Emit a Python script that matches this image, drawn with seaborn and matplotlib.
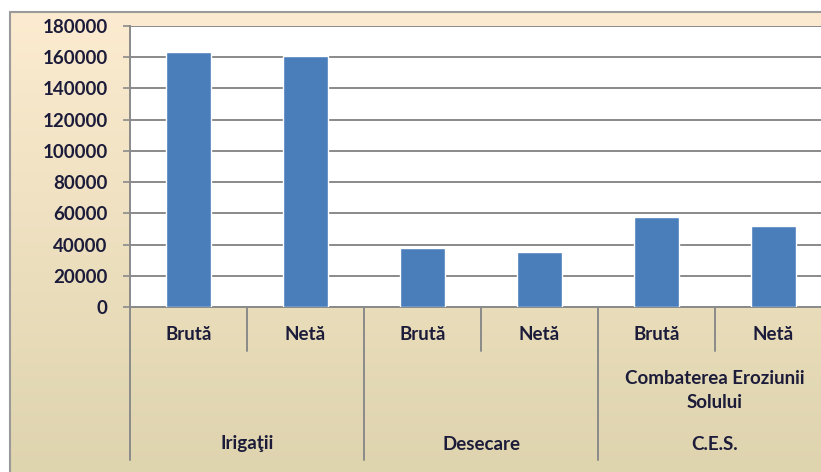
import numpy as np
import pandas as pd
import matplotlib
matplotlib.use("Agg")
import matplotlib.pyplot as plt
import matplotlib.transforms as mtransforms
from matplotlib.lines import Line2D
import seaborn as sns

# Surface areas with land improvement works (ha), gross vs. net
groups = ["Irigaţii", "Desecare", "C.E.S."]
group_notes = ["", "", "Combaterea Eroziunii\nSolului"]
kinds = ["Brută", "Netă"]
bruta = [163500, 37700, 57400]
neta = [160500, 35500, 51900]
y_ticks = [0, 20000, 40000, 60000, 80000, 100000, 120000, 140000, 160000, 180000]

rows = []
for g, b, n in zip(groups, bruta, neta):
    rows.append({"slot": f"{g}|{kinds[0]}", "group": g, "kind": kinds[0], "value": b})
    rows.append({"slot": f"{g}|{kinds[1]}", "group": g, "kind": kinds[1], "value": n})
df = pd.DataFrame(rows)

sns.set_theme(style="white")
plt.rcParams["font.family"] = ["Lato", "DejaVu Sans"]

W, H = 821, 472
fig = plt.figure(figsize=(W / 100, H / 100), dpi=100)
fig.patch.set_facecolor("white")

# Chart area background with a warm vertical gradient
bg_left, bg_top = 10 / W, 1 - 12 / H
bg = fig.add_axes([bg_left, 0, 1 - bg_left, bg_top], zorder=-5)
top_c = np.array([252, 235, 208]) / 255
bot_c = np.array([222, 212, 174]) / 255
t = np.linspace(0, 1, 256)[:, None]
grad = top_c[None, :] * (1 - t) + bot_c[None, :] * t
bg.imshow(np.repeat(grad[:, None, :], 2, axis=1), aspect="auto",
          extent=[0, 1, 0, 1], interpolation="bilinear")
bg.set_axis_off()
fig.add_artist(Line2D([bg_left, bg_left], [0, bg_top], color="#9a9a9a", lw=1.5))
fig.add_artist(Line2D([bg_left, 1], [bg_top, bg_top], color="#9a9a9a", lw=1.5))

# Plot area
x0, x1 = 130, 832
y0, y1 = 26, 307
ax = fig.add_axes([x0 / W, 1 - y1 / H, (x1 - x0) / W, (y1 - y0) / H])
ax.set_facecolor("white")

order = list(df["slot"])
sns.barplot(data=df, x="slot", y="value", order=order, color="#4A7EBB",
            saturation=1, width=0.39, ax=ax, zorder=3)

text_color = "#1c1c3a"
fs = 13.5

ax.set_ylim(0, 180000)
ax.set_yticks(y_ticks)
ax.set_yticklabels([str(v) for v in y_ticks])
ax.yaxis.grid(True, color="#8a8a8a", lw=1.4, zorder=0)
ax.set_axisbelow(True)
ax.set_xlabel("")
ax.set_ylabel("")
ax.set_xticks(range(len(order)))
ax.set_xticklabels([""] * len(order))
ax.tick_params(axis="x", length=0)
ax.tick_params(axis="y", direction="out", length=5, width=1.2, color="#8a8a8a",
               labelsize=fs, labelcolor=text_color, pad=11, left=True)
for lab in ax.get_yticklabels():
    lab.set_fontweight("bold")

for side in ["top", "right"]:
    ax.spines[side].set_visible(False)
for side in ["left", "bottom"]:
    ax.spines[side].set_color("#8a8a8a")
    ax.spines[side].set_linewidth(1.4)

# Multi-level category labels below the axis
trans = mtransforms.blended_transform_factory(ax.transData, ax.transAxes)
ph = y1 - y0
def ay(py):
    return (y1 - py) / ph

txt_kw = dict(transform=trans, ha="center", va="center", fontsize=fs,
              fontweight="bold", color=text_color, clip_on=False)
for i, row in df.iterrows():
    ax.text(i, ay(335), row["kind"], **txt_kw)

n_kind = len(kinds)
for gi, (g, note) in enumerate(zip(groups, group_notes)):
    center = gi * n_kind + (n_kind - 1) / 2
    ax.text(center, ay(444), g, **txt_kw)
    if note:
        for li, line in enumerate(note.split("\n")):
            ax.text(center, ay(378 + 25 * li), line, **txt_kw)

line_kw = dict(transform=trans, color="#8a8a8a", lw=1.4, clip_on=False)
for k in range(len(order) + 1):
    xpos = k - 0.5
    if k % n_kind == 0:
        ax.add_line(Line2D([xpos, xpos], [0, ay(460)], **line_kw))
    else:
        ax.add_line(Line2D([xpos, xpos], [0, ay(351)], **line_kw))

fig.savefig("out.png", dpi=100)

————

What you should do
Images should not appear in the copy; retype the listing above exactly.

Written answer
Emit a Python script that matches this image, drawn with seaborn and matplotlib.
import numpy as np
import pandas as pd
import matplotlib
matplotlib.use("Agg")
import matplotlib.pyplot as plt
import matplotlib.transforms as mtransforms
from matplotlib.lines import Line2D
import seaborn as sns

# Surface areas with land improvement works (ha), gross vs. net
groups = ["Irigaţii", "Desecare", "C.E.S."]
group_notes = ["", "", "Combaterea Eroziunii\nSolului"]
kinds = ["Brută", "Netă"]
bruta = [163500, 37700, 57400]
neta = [160500, 35500, 51900]
y_ticks = [0, 20000, 40000, 60000, 80000, 100000, 120000, 140000, 160000, 180000]

rows = []
for g, b, n in zip(groups, bruta, neta):
    rows.append({"slot": f"{g}|{kinds[0]}", "group": g, "kind": kinds[0], "value": b})
    rows.append({"slot": f"{g}|{kinds[1]}", "group": g, "kind": kinds[1], "value": n})
df = pd.DataFrame(rows)

sns.set_theme(style="white")
plt.rcParams["font.family"] = ["Lato", "DejaVu Sans"]

W, H = 821, 472
fig = plt.figure(figsize=(W / 100, H / 100), dpi=100)
fig.patch.set_facecolor("white")

# Chart area background with a warm vertical gradient
bg_left, bg_top = 10 / W, 1 - 12 / H
bg = fig.add_axes([bg_left, 0, 1 - bg_left, bg_top], zorder=-5)
top_c = np.array([252, 235, 208]) / 255
bot_c = np.array([222, 212, 174]) / 255
t = np.linspace(0, 1, 256)[:, None]
grad = top_c[None, :] * (1 - t) + bot_c[None, :] * t
bg.imshow(np.repeat(grad[:, None, :], 2, axis=1), aspect="auto",
          extent=[0, 1, 0, 1], interpolation="bilinear")
bg.set_axis_off()
fig.add_artist(Line2D([bg_left, bg_left], [0, bg_top], color="#9a9a9a", lw=1.5))
fig.add_artist(Line2D([bg_left, 1], [bg_top, bg_top], color="#9a9a9a", lw=1.5))

# Plot area
x0, x1 = 130, 832
y0, y1 = 26, 307
ax = fig.add_axes([x0 / W, 1 - y1 / H, (x1 - x0) / W, (y1 - y0) / H])
ax.set_facecolor("white")

order = list(df["slot"])
sns.barplot(data=df, x="slot", y="value", order=order, color="#4A7EBB",
            saturation=1, width=0.39, ax=ax, zorder=3)

text_color = "#1c1c3a"
fs = 13.5

ax.set_ylim(0, 180000)
ax.set_yticks(y_ticks)
ax.set_yticklabels([str(v) for v in y_ticks])
ax.yaxis.grid(True, color="#8a8a8a", lw=1.4, zorder=0)
ax.set_axisbelow(True)
ax.set_xlabel("")
ax.set_ylabel("")
ax.set_xticks(range(len(order)))
ax.set_xticklabels([""] * len(order))
ax.tick_params(axis="x", length=0)
ax.tick_params(axis="y", direction="out", length=5, width=1.2, color="#8a8a8a",
               labelsize=fs, labelcolor=text_color, pad=11, left=True)
for lab in ax.get_yticklabels():
    lab.set_fontweight("bold")

for side in ["top", "right"]:
    ax.spines[side].set_visible(False)
for side in ["left", "bottom"]:
    ax.spines[side].set_color("#8a8a8a")
    ax.spines[side].set_linewidth(1.4)

# Multi-level category labels below the axis
trans = mtransforms.blended_transform_factory(ax.transData, ax.transAxes)
ph = y1 - y0
def ay(py):
    return (y1 - py) / ph

txt_kw = dict(transform=trans, ha="center", va="center", fontsize=fs,
              fontweight="bold", color=text_color, clip_on=False)
for i, row in df.iterrows():
    ax.text(i, ay(335), row["kind"], **txt_kw)

n_kind = len(kinds)
for gi, (g, note) in enumerate(zip(groups, group_notes)):
    center = gi * n_kind + (n_kind - 1) / 2
    ax.text(center, ay(444), g, **txt_kw)
    if note:
        for li, line in enumerate(note.split("\n")):
            ax.text(center, ay(378 + 25 * li), line, **txt_kw)

line_kw = dict(transform=trans, color="#8a8a8a", lw=1.4, clip_on=False)
for k in range(len(order) + 1):
    xpos = k - 0.5
    if k % n_kind == 0:
        ax.add_line(Line2D([xpos, xpos], [0, ay(460)], **line_kw))
    else:
        ax.add_line(Line2D([xpos, xpos], [0, ay(351)], **line_kw))

fig.savefig("out.png", dpi=100)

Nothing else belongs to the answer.